My family is a Hanes underwear family, mainly because my Mom is leading the boycott against Fruit of the Loom. She and Dad were union members during their years at Brown and Williamson, so my family has always been supportive of other unions. Out of solidarity, we've not shopped at stores where striking union employees were picketing, and recently, we've not bought products from companies who close their U.S. factories and relocate to some third world country where they can hire cheap labor. Fruit of the Loom did just this. They closed their Bowling Green, KY factory and opened a sweat shop, I mean, factory, in Mexico. A few thousand people lost their jobs. So that's why my family doesn't buy Fruit of the Loom products. I wouldn't be surprised to find out that Hanes has foreign factories, too, but my Mother hasn't found about it yet. This concludes our lesson on the evils of NAFTA.
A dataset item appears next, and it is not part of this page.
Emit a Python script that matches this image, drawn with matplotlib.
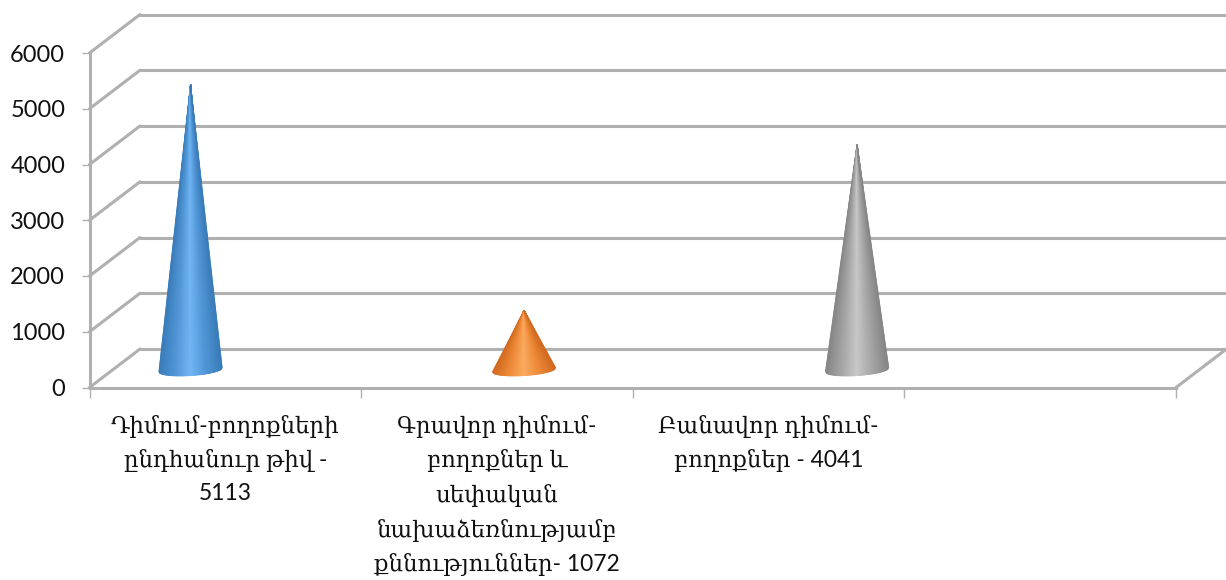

My family has been buying Hanes and Hanes Her Way products for over ten years. No matter what time fo the year you need to buy a new pack of underwear, at least one of the major discount stores will have them on sale any given week of the year. Over a year ago, Hanes went tagless and had Jackie Chan and Michael Jordan appear in the commercials for their tagless t-shirts and underwear. Even though Hanes makes high quality products that they sell at reasonable prices, I have one bone to pick with them -- they discriminate against the women. The men's products were all tagless, but the women's still had the tags in them. It's not like they annoyed me so much that cut out the tags each time I bought a Hanes t-shirt at a concert or got a new pack of Hanes Her Way underwear, but it was the point -- if the men's products were tagless, then by Ned the women's should be tagless, too.
1 comment:
Like your family, I too, migrated to Hanes after the BG closing required many jobless workers to travel further to Nashville or Louisville for jobs. I love the Hane's mens Signature Collection briefs but they're so doggone hard to find unless you pay for a membership to Sam's Club. I generally buy mine new from eBay. I preferred having the tags for the sake of accurately judging the age of old undergarments. Men generally wear tee shirts and underwear way past the normal threshold of elasticity and bleach-erased, worn out tags are usually indicative that undergarments need to be replaced. So, in essence, I prefer to have the tags as an indicator of when the garment should be tossed into the rags bucket to wash the car or clean windows. Perhaps, I should venture into the tagless era and see if I might change my mind. And while we're on the issue of NAFTA, I read on the Yahoo Financial quiz that every dollar that the US spends on outsourcing work to a foreign country only returns $1.13 to the US corporation. I suppose $.13 is significant considering the untold millions that corporations have spent to help create the current highest ever trade deficit. Sometimes I feel we have rushed into globalization and have forgotten our own people.